Tensor finite elements for smectic liquid crystals
Thomas Führer, Norbert Heuer, Torsten Linß
TL;DR
The paper develops a tensor-based finite element framework for the reduced PSS smectic-A model, utilizing an energy-space formulation in H(dDiv,Ω;S) and a Céa-type projection for the linear problem to achieve quasi-optimal convergence. It extends naturally to a nonlinear two-dimensional setting by coupling a postprocessed density variation u with a director-field representation ν via φ, solved through a simple Uzawa-type algorithm that decouples M and φ using a Poisson solve. Key contributions include a rigorous trace-duality treatment for boundary conditions, a conforming H(dDiv)-element construction with stable interpolation, and proven existence/approximate convergence results alongside comprehensive numerical experiments illustrating optimal rates and the effects of boundary data and regularity. The approach yields symmetric positive definite linear systems and demonstrates robustness to boundary conditions and director-field singularities, offering a practical pathway for simulating smectic-A liquid crystals within an energy-consistent FE framework.
Abstract
We present a tensor-based finite element scheme for a smectic-A liquid crystal model.
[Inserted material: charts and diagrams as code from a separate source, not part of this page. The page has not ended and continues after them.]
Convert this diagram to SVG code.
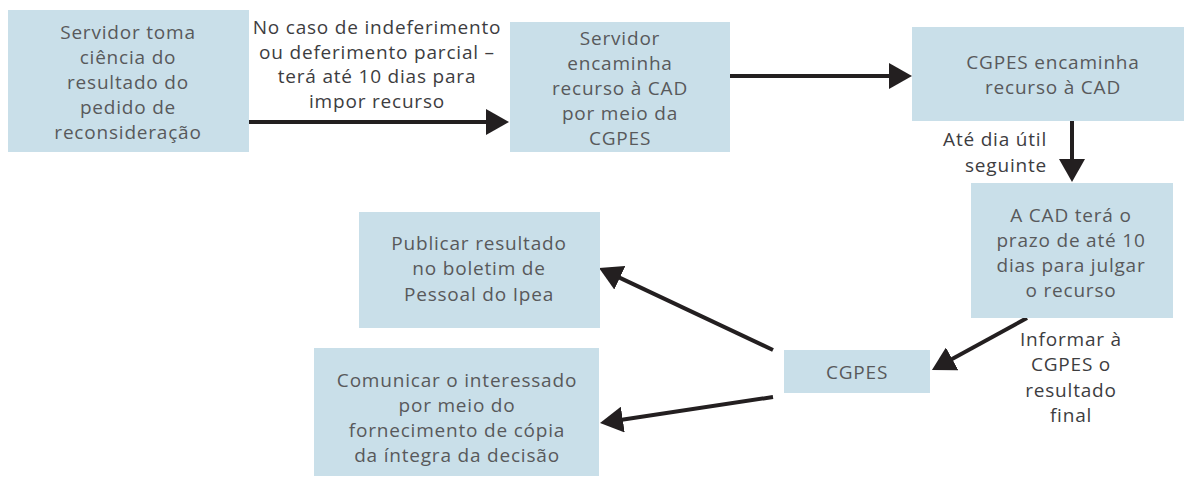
<svg xmlns="http://www.w3.org/2000/svg" width="1184" height="477" viewBox="0 0 1184 477">
<style>
.box{fill:#c9dfe9;stroke:none}
.t{font-family:"Open Sans","Noto Sans","DejaVu Sans",sans-serif;font-size:19px;letter-spacing:0.8px;fill:#58595b;text-anchor:middle}
.l{font-family:"Open Sans","Noto Sans","DejaVu Sans",sans-serif;font-size:19px;letter-spacing:0.8px;fill:#3d3d3f;text-anchor:middle}
.c{stroke:#231f20;stroke-width:4;fill:none;marker-end:url(#ah)}
</style>
<defs>
<marker id="ah" markerUnits="userSpaceOnUse" markerWidth="24" markerHeight="26" refX="11" refY="13" orient="auto">
<path d="M0,0 L23,13 L0,26 Z" fill="#231f20"/>
</marker>
</defs>
<rect width="1184" height="477" fill="#ffffff"/>
<g id="connectors">
<line class="c" x1="249" y1="122" x2="497" y2="122"/>
<line class="c" x1="730" y1="76" x2="900" y2="76"/>
<line class="c" x1="1072" y1="121" x2="1072" y2="170"/>
<line class="c" x1="1027" y1="318" x2="942.5" y2="364.2"/>
<line class="c" x1="773" y1="350" x2="609.9" y2="273.1"/>
<line class="c" x1="773" y1="397" x2="611.9" y2="421.2"/>
<text class="l"><tspan x="377" y="34">No caso de indeferimento</tspan><tspan x="377" y="58.5">ou deferimento parcial –</tspan><tspan x="377" y="83">terá até 10 dias para</tspan><tspan x="377" y="107.5">impor recurso</tspan></text>
<text class="l" style="text-anchor:end"><tspan x="1047" y="145.5">Até dia útil</tspan><tspan x="1047" y="171.5">seguinte</tspan></text>
<text class="l"><tspan x="1071" y="345.5">Informar à</tspan><tspan x="1071" y="371">CGPES o</tspan><tspan x="1071" y="396.5">resultado</tspan><tspan x="1071" y="422">final</tspan></text>
</g>
<g id="n1">
<rect class="box" x="8" y="10" width="241" height="142"/>
<text class="t"><tspan x="128" y="39">Servidor toma</tspan><tspan x="128" y="64">ciência do</tspan><tspan x="128" y="89">resultado do</tspan><tspan x="128" y="114">pedido de</tspan><tspan x="128" y="139">reconsideração</tspan></text>
</g>
<g id="n2">
<rect class="box" x="510" y="22" width="220" height="130"/>
<text class="t"><tspan x="620" y="45">Servidor</tspan><tspan x="620" y="70">encaminha</tspan><tspan x="620" y="95">recurso à CAD</tspan><tspan x="620" y="120">por meio da</tspan><tspan x="620" y="145">CGPES</tspan></text>
</g>
<g id="n3">
<rect class="box" x="912" y="27" width="272" height="94"/>
<text class="t"><tspan x="1053" y="68.5">CGPES encaminha</tspan><tspan x="1053" y="93.5">recurso à CAD</tspan></text>
</g>
<g id="n4">
<rect class="box" x="971" y="183" width="202" height="135"/>
<text class="t"><tspan x="1071" y="221.5">A CAD terá o</tspan><tspan x="1071" y="246.5">prazo de até 10</tspan><tspan x="1071" y="271.5">dias para julgar</tspan><tspan x="1071" y="296.5">o recurso</tspan></text>
</g>
<g id="n5">
<rect class="box" x="784" y="350" width="146" height="43"/>
<text class="t"><tspan x="857" y="378.5">CGPES</tspan></text>
</g>
<g id="n6">
<rect class="box" x="359" y="212" width="241" height="116"/>
<text class="t"><tspan x="479" y="249.5">Publicar resultado</tspan><tspan x="479" y="275">no boletim de</tspan><tspan x="479" y="300.5">Pessoal do Ipea</tspan></text>
</g>
<g id="n7">
<rect class="box" x="314" y="348" width="285" height="128"/>
<text class="t"><tspan x="457" y="386.5">Comunicar o interessado</tspan><tspan x="457" y="411.5">por meio do</tspan><tspan x="457" y="436.5">fornecimento de cópia</tspan><tspan x="457" y="461.5">da íntegra da decisão</tspan></text>
</g>
</svg>
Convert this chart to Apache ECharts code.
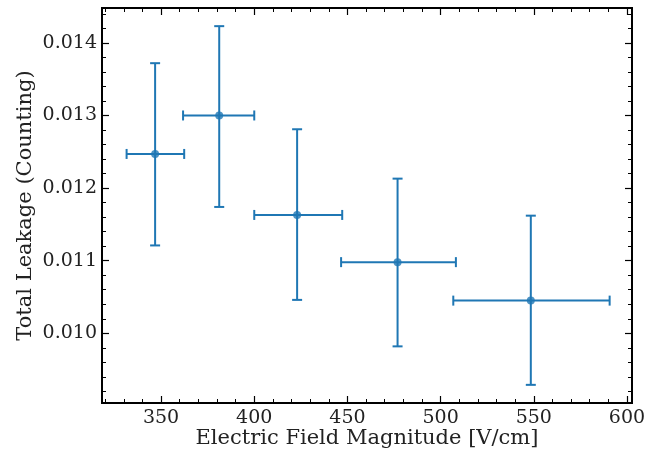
<!DOCTYPE html>
<html>
<head>
<meta charset="utf-8">
<script src="https://cdn.jsdelivr.net/npm/echarts@6/dist/echarts.min.js"></script>
<style>
  html, body { margin: 0; padding: 0; background: #fff; }
  #chart { width: 645px; height: 450px; }
</style>
</head>
<body>
<div id="chart"></div>
<script>
// measured points (field magnitude vs. total leakage)
const fieldVals = [346.8, 381.2, 423.0, 476.9, 548.4];
const leakVals = [0.01247, 0.01300, 0.01163, 0.01098, 0.01045];
// error bar ends
const fieldLow = [331.5, 361.8, 400.0, 446.6, 506.8];
const fieldHigh = [362.4, 400.0, 447.2, 508.2, 590.7];
const leakLow = [0.01121, 0.01174, 0.01046, 0.00982, 0.00929];
const leakHigh = [0.01372, 0.01423, 0.01281, 0.01213, 0.01162];

const xTicks = [350, 400, 450, 500, 550, 600];
const yTicks = [0.010, 0.011, 0.012, 0.013, 0.014];
const xMinorTicks = [];
for (let v = 320; v <= 600; v += 10) xMinorTicks.push(v);
const yMinorTicks = [];
for (let i = 46; i <= 144; i += 2) yMinorTicks.push(i / 10000);

const xMin = 318.3, xMax = 602.7;
const yMin = 0.00904, yMax = 0.01448;

const blue = '#1f77b4';
const font = 'DejaVu Serif';

const chart = echarts.init(document.getElementById('chart'));

function frameAxis(kind, pos, major, withLabels) {
  const ax = {
    type: 'value',
    position: pos,
    min: kind === 'x' ? xMin : yMin,
    max: kind === 'x' ? xMax : yMax,
    splitLine: { show: false },
    axisLine: { show: true, onZero: false, lineStyle: { color: '#000', width: 2 } },
    axisTick: {
      show: true,
      inside: true,
      length: major ? 7 : 4,
      customValues: major ? (kind === 'x' ? xTicks : yTicks) : (kind === 'x' ? xMinorTicks : yMinorTicks),
      lineStyle: { color: '#000', width: major ? 1.2 : 1 }
    },
    axisLabel: { show: false }
  };
  if (withLabels) {
    ax.axisLabel = {
      show: true,
      customValues: kind === 'x' ? xTicks : yTicks,
      fontFamily: font,
      fontSize: 19,
      color: '#222',
      margin: kind === 'x' ? 6 : 5,
      formatter: kind === 'x' ? (v) => String(Math.round(v)) : (v) => v.toFixed(3)
    };
  }
  return ax;
}

const xAxes = [
  frameAxis('x', 'bottom', true, true),
  frameAxis('x', 'bottom', false, false),
  frameAxis('x', 'top', true, false),
  frameAxis('x', 'top', false, false)
];
xAxes[0].name = 'Electric Field Magnitude [V/cm]';
xAxes[0].nameLocation = 'middle';
xAxes[0].nameGap = 25;
xAxes[0].nameMoveOverlap = false;
xAxes[0].nameTextStyle = { fontFamily: font, fontSize: 21, color: '#222' };

const yAxes = [
  frameAxis('y', 'left', true, true),
  frameAxis('y', 'left', false, false),
  frameAxis('y', 'right', true, false),
  frameAxis('y', 'right', false, false)
];
yAxes[0].name = 'Total Leakage (Counting)';
yAxes[0].nameLocation = 'middle';
yAxes[0].nameGap = 66;
yAxes[0].nameMoveOverlap = false;
yAxes[0].nameTextStyle = { fontFamily: font, fontSize: 21, color: '#222' };

const errData = fieldVals.map((x, i) => [x, leakVals[i], fieldLow[i], fieldHigh[i], leakLow[i], leakHigh[i]]);
const pointData = fieldVals.map((x, i) => [x, leakVals[i]]);

chart.setOption({
  animation: false,
  backgroundColor: '#fff',
  grid: { left: 102, right: 13, top: 8, bottom: 47, containLabel: false, outerBoundsMode: 'none' },
  xAxis: xAxes,
  yAxis: yAxes,
  series: [
    {
      type: 'custom',
      xAxisIndex: 0,
      yAxisIndex: 0,
      data: errData,
      renderItem: function (params, api) {
        const c = api.coord([api.value(0), api.value(1)]);
        const l = api.coord([api.value(2), api.value(1)]);
        const r = api.coord([api.value(3), api.value(1)]);
        const b = api.coord([api.value(0), api.value(4)]);
        const t = api.coord([api.value(0), api.value(5)]);
        const cap = 5;
        const st = { stroke: blue, lineWidth: 2 };
        const seg = (x1, y1, x2, y2) => ({ type: 'line', shape: { x1, y1, x2, y2 }, style: st });
        return {
          type: 'group',
          children: [
            seg(l[0], c[1], r[0], c[1]),
            seg(c[0], t[1], c[0], b[1]),
            seg(l[0], c[1] - cap, l[0], c[1] + cap),
            seg(r[0], c[1] - cap, r[0], c[1] + cap),
            seg(c[0] - cap, t[1], c[0] + cap, t[1]),
            seg(c[0] - cap, b[1], c[0] + cap, b[1])
          ]
        };
      },
      z: 2
    },
    {
      type: 'scatter',
      xAxisIndex: 0,
      yAxisIndex: 0,
      data: pointData,
      symbol: 'circle',
      symbolSize: 8,
      itemStyle: { color: blue },
      z: 3
    }
  ]
});
</script>
</body>
</html>
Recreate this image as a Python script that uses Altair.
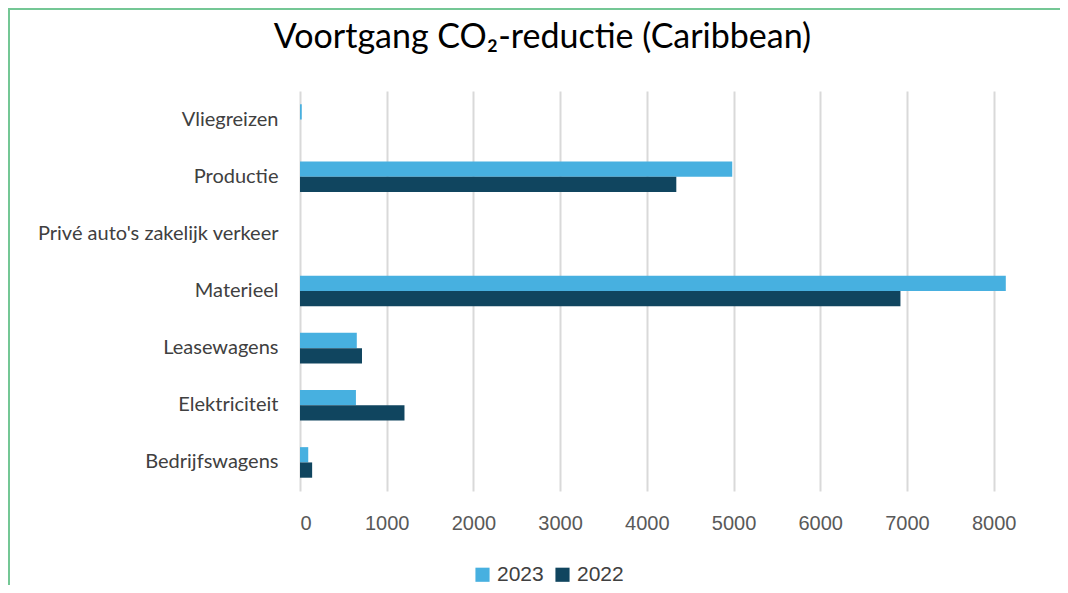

We propose a simple Céa-type finite element projection in the linear case and prove its quasi-optimal convergence. Special emphasis is put on the formulation and treatment of appropriate boundary conditions. For the nonlinear case we present a formulation in two space dimensions and prove the existence of a solution. We propose a discretization that extends the linear case in Uzawa-fashion to the nonlinear case by an additional Poisson solver. Numerical results illustrate the performance and convergence of our schemes.